Entre deux immeubles, Thomas pu aussi voir une sorte de tube positionné à l'horizontal et qui semblait faire le lien entre chaque structure.
Cela ne ressemblait à rien de ce qu’il avait pu voir jusqu’à lors. Il en resta pétrifié, où était-il ?
Ses questionnement laissèrent le temps à ses poursuivants de le rejoindre et il fut plaqué au sol puis ramené dans la pièce initiale. Là, l’infirmière lui fit une prise de sang, sans ménagement.
— Où sommes-nous monsieur L’Hermite ? C’est un cauchemar, je vais me réveiller, supplia le jeune homme.

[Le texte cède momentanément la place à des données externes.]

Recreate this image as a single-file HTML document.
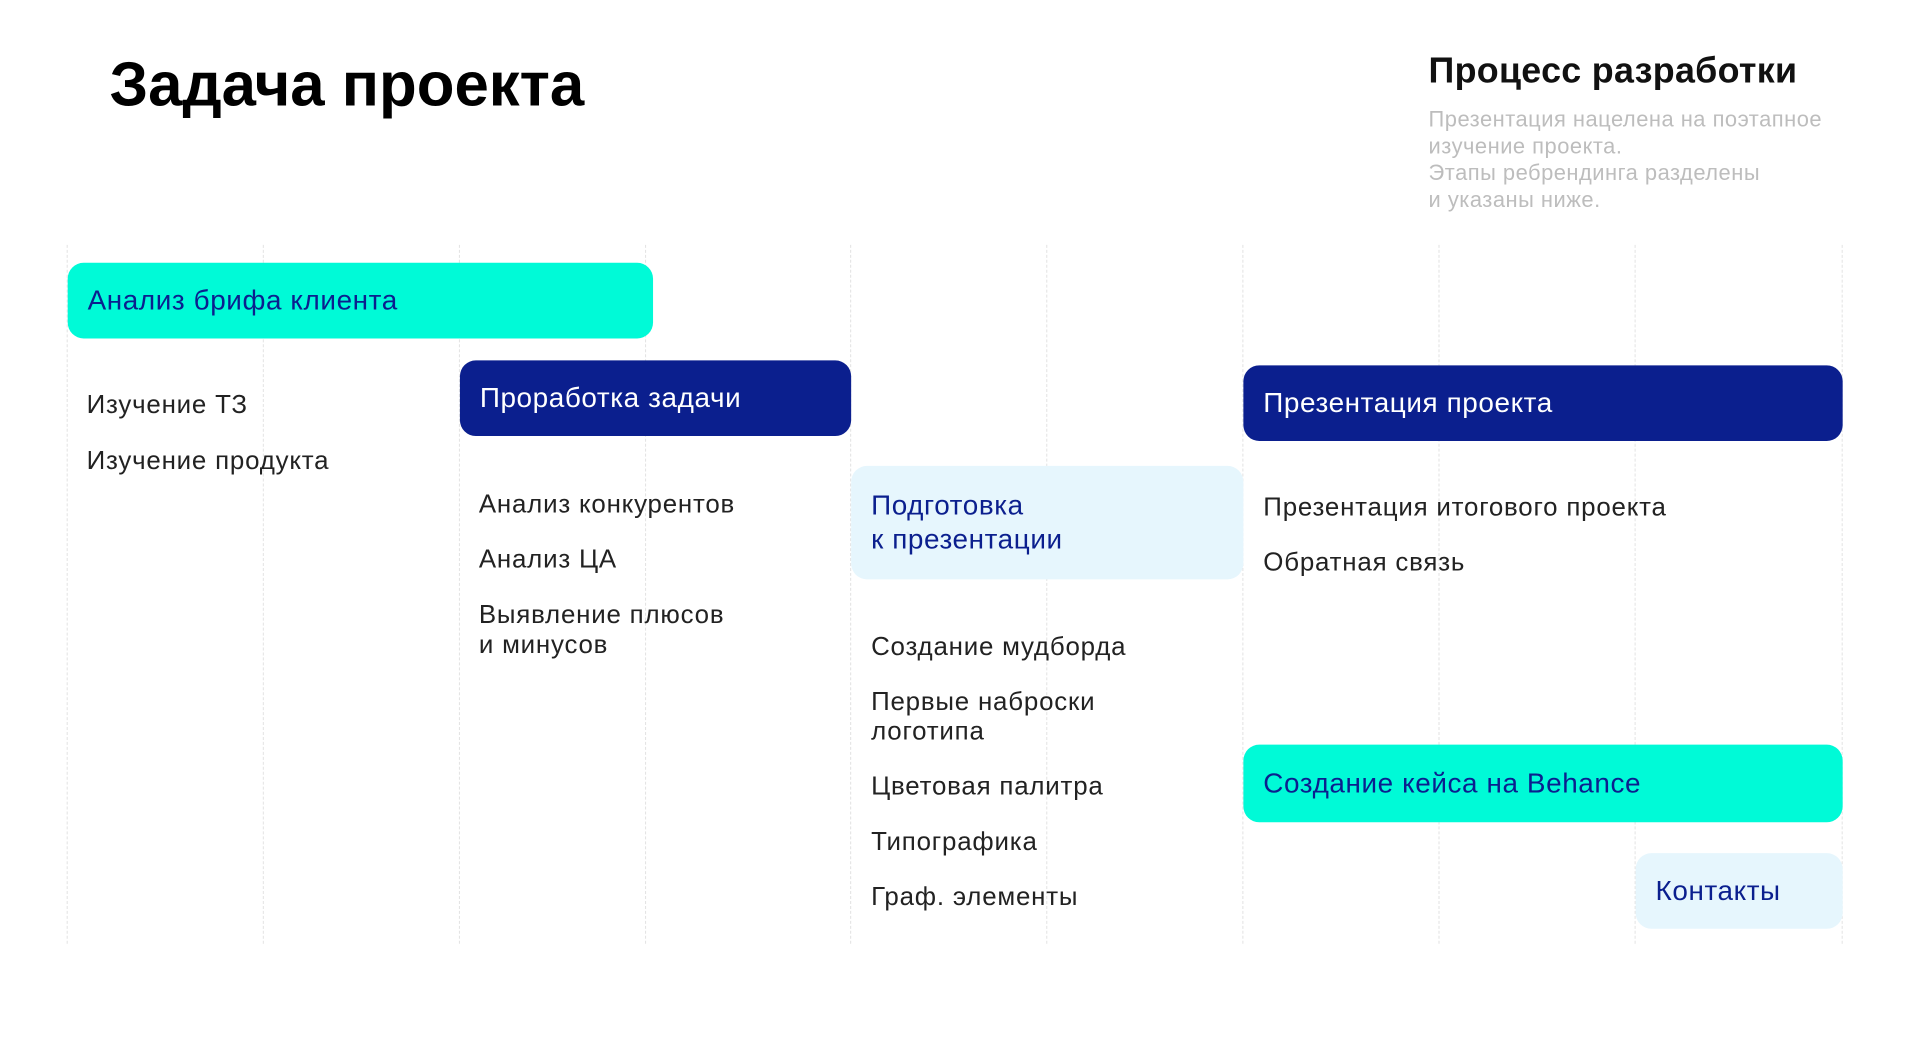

— Vous venez de vous réveiller, au contraire, ici c’est le progrès, l’avenir et surtout, l’harmonie avec notre environnement. Vous êtes dans la cité des vents, répondit l’homme.
— Je n’appartiens pas à cette cité, laissez-moi repartir, supplia Thomas.
— Tanneguy, vous êtes né ici, vous ne vous en souvenez pas, voilà tout. Vous allez très vite réaliser votre chance d’avoir été sorti de l’illusion, comme bien d’autres avant vous. Laissez-moi vous aider, je suis là pour cela. Je vais vous expliquer notre fonctionnement et vous allez vite vous réinsérer.
— Pourquoi cette prise de sang ?
— Pour vérifier que tout va bien.
— Qu’ai-je fait de mal pour être condamné ?
— Je n’ai pas accès à cette information.
— Menteur, grogna Thomas en tentant de se défaire de ses liens.
— Si vous le prenez ainsi… Sédatez-le, ordonna L’Hermite aux deux gardes près de lui.
— Non, non, non, hurla Thomas tout en essayant de résister à ceux qui le maintenaient pendant que l’infirmière lui faisait une injection.
Mais c'était trop dur, il perdit connaissance, encore.